Take the lines from the head of the listing through the one bearing "const lineCol = '#8a8c88';" and copy them exactly, leaving every picture out.

### DATA LINES

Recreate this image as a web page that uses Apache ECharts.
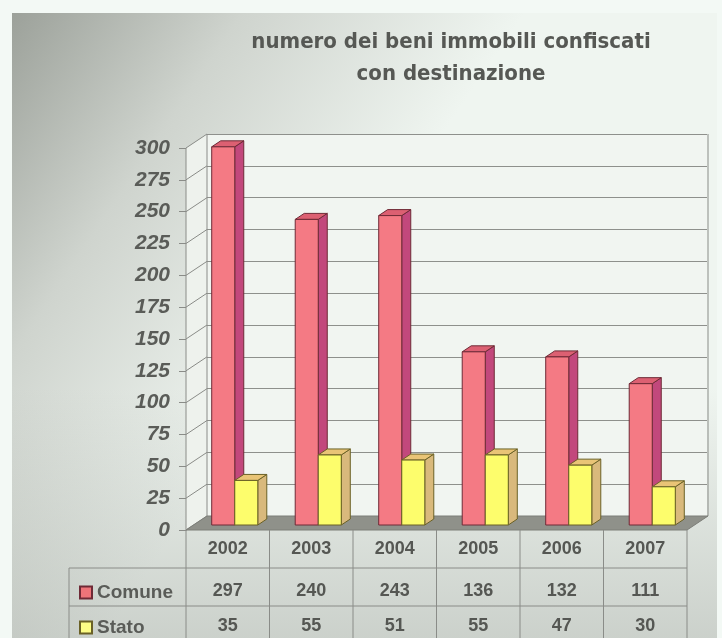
<!DOCTYPE html>
<html>
<head>
<meta charset="utf-8">
<script src="https://cdn.jsdelivr.net/npm/echarts@6/dist/echarts.min.js"></script>
<style>html,body{margin:0;padding:0;background:#f3f9f5;}#c{width:722px;height:638px;}</style>
</head>
<body>
<div id="c"></div>
<script>
const categories = ['2002','2003','2004','2005','2006','2007'];
const comune = [297, 240, 243, 136, 132, 111];
const stato = [35, 55, 51, 55, 47, 30];
const yTicks = [0,25,50,75,100,125,150,175,200,225,250,275,300];
const seriesNames = ['Comune','Stato'];
const titleText = 'numero dei beni immobili confiscati\ncon destinazione';

const DX = 21, DY = -14;       // wall depth
const BX = 7, BY = -5;         // bar plane offset
const BDX = 9, BDY = -6;       // bar depth
const lineCol = '#8a8c88';

const chart = echarts.init(document.getElementById('c'), null, {renderer:'canvas'});

function barItem(colors, left) {
  return function(params, api) {
    const i = api.value(0), v = api.value(1);
    const p = api.coord([i, v]);
    const p0 = api.coord([i, 0]);
    const band = api.size([1, 0])[0];
    const w = band * 0.276;
    const x = p[0] + BX + (left ? -w : 0);
    const yT = p[1] + BY, yB = p0[1] + BY;
    const st = {stroke: colors.stroke, lineWidth: 1, lineJoin: 'round'};
    return {type: 'group', children: [
      {type: 'polygon', shape: {points: [[x+w,yT],[x+w+BDX,yT+BDY],[x+w+BDX,yB+BDY],[x+w,yB]]}, style: Object.assign({fill: colors.side}, st)},
      {type: 'polygon', shape: {points: [[x,yT],[x+BDX,yT+BDY],[x+w+BDX,yT+BDY],[x+w,yT]]}, style: Object.assign({fill: colors.top}, st)},
      {type: 'rect', shape: {x: x, y: yT, width: w, height: yB - yT}, style: Object.assign({fill: colors.front}, st)}
    ]};
  };
}

function frameItem(params, api) {
  const band = api.size([1, 0])[0];
  const n = categories.length;
  const x0 = api.coord([0, 0])[0] - band / 2;
  const x1 = api.coord([n - 1, 0])[0] + band / 2;
  const yB = api.coord([0, 0])[1];
  const yT = api.coord([0, yTicks[yTicks.length - 1]])[1];
  const ch = [];
  ch.push({type:'polygon', shape:{points:[[x0,yT],[x0+DX,yT+DY],[x0+DX,yB+DY],[x0,yB]]}, style:{fill:'#eef2ed'}});
  yTicks.forEach(t => {
    const y = api.coord([0, t])[1];
    ch.push({type:'line', shape:{x1:x0, y1:y, x2:x0+DX, y2:y+DY}, style:{stroke:lineCol, lineWidth:1}});
  });
  ch.push({type:'line', shape:{x1:x0+DX, y1:yT+DY, x2:x0+DX, y2:yB+DY}, style:{stroke:lineCol, lineWidth:1}});
  ch.push({type:'line', shape:{x1:x1+DX, y1:yT+DY, x2:x1+DX, y2:yB+DY}, style:{stroke:lineCol, lineWidth:1}});
  ch.push({type:'polygon', shape:{points:[[x0,yB],[x1,yB],[x1+DX,yB+DY],[x0+DX,yB+DY]]}, style:{fill:'#8f918a', stroke:'#7c7e78', lineWidth:1}});
  const rows = [yB + 38, yB + 76];
  const tableLeft = 69, tableBottom = 640;
  rows.forEach(y => ch.push({type:'line', shape:{x1:tableLeft, y1:y, x2:x1, y2:y}, style:{stroke:lineCol, lineWidth:1}}));
  for (let k = 0; k <= n; k++) {
    const x = x0 + band * k;
    ch.push({type:'line', shape:{x1:x, y1:(k===0? yT : yB), x2:x, y2:tableBottom}, style:{stroke:lineCol, lineWidth:1}});
  }
  ch.push({type:'line', shape:{x1:tableLeft, y1:rows[0], x2:tableLeft, y2:tableBottom}, style:{stroke:lineCol, lineWidth:1}});
  return {type:'group', children: ch};
}

const redCols = {front:'#f47a84', side:'#c2487c', top:'#dc6072', stroke:'#6e2a36'};
const yelCols = {front:'#fdfd6c', side:'#d9b97c', top:'#e9c476', stroke:'#6a6126'};

const labelFont = 'Liberation Sans, Arial, sans-serif';
const legendText = {fontFamily: labelFont, fontWeight: 'bold', fontSize: 19, color: '#5a5c58'};

chart.setOption({
  animation: false,
  graphic: [
    {type:'rect', z:-10, silent:true, shape:{x:12, y:13, width:705, height:625},
     style:{fill: new echarts.graphic.LinearGradient(0, 0, 0.5, 0.38, [
       {offset:0, color:'#9ca19a'}, {offset:0.45, color:'#cfd4ce'}, {offset:1, color:'#eff5f0'}])}},
    {type:'rect', z:-9, silent:true, shape:{x:12, y:13, width:705, height:625},
     style:{fill: new echarts.graphic.LinearGradient(0, 0, 0, 1, [
       {offset:0, color:'rgba(150,155,148,0)'}, {offset:0.6, color:'rgba(150,155,148,0)'}, {offset:1, color:'rgba(150,155,148,0.4)'}])}}
  ],
  title: {
    text: titleText, left: 446, top: 21, textAlign: 'center',
    textStyle: {fontFamily: 'Liberation Sans Narrow, DejaVu Sans Condensed, Arial Narrow, sans-serif', fontWeight: 'bold', fontSize: 22, color: '#565854', lineHeight: 32}
  },
  legend: [
    {data: [seriesNames[0]], left: 74, top: 578, itemWidth: 12, itemHeight: 12, itemGap: 6, icon: 'rect', selectedMode: false, textStyle: legendText},
    {data: [seriesNames[1]], left: 74, top: 613, itemWidth: 12, itemHeight: 12, itemGap: 6, icon: 'rect', selectedMode: false, textStyle: legendText}
  ],
  grid: [
    {left: 186, right: 35, top: 148, bottom: 108},
    {left: 207, right: 15, top: 134, bottom: 122, show: true, backgroundColor: '#f1f5f1', borderWidth: 0}
  ],
  xAxis: [
    {type:'category', gridIndex:0, data: categories, position:'bottom',
     axisLine:{show:false}, axisTick:{show:false},
     axisLabel:{margin:10, fontFamily: labelFont, fontWeight:'bold', fontSize:18, color:'#555753'}},
    {type:'category', gridIndex:0, data: categories, position:'bottom', offset:42,
     axisLine:{show:false}, axisTick:{show:false},
     axisLabel:{margin:10, formatter:(v, i) => String(comune[i]), fontFamily: labelFont, fontWeight:'bold', fontSize:18, color:'#555753'}},
    {type:'category', gridIndex:0, data: categories, position:'bottom', offset:77,
     axisLine:{show:false}, axisTick:{show:false},
     axisLabel:{margin:10, formatter:(v, i) => String(stato[i]), fontFamily: labelFont, fontWeight:'bold', fontSize:18, color:'#555753'}},
    {type:'category', gridIndex:1, data: categories, show:false}
  ],
  yAxis: [
    {type:'value', gridIndex:0, min:0, max:300, interval:25,
     axisLine:{show:true, lineStyle:{color:lineCol}}, axisTick:{show:true, length:7, lineStyle:{color:lineCol}},
     splitLine:{show:false},
     axisLabel:{margin:16, fontFamily: labelFont, fontStyle:'italic', fontWeight:'bold', fontSize:21, color:'#5a5c58'}},
    {type:'value', gridIndex:1, min:0, max:300, interval:25,
     axisLine:{show:false}, axisTick:{show:false}, axisLabel:{show:false},
     splitLine:{show:true, lineStyle:{color:'#8e908c', width:1}}}
  ],
  series: [
    {type:'custom', name:'frame', xAxisIndex:0, yAxisIndex:0, z:1, silent:true, data:[[0,0]], renderItem: frameItem},
    {type:'custom', name:seriesNames[0], xAxisIndex:0, yAxisIndex:0, z:3,
     itemStyle:{color:'#ee7479', borderColor:'#6e2a36', borderWidth:1},
     data: comune.map((v,i) => [i, v]), renderItem: barItem(redCols, true)},
    {type:'custom', name:seriesNames[1], xAxisIndex:0, yAxisIndex:0, z:3,
     itemStyle:{color:'#fdfd86', borderColor:'#6a6126', borderWidth:1},
     data: stato.map((v,i) => [i, v]), renderItem: barItem(yelCols, false)}
  ]
});
</script>
</body>
</html>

######

=== EXERCISE RESULT ===
Recreate this image as a web page that uses Apache ECharts.
<!DOCTYPE html>
<html>
<head>
<meta charset="utf-8">
<script src="https://cdn.jsdelivr.net/npm/echarts@6/dist/echarts.min.js"></script>
<style>html,body{margin:0;padding:0;background:#f3f9f5;}#c{width:722px;height:638px;}</style>
</head>
<body>
<div id="c"></div>
<script>
const categories = ['2002','2003','2004','2005','2006','2007'];
const comune = [297, 240, 243, 136, 132, 111];
const stato = [35, 55, 51, 55, 47, 30];
const yTicks = [0,25,50,75,100,125,150,175,200,225,250,275,300];
const seriesNames = ['Comune','Stato'];
const titleText = 'numero dei beni immobili confiscati\ncon destinazione';

const DX = 21, DY = -14;       // wall depth
const BX = 7, BY = -5;         // bar plane offset
const BDX = 9, BDY = -6;       // bar depth
const lineCol = '#8a8c88';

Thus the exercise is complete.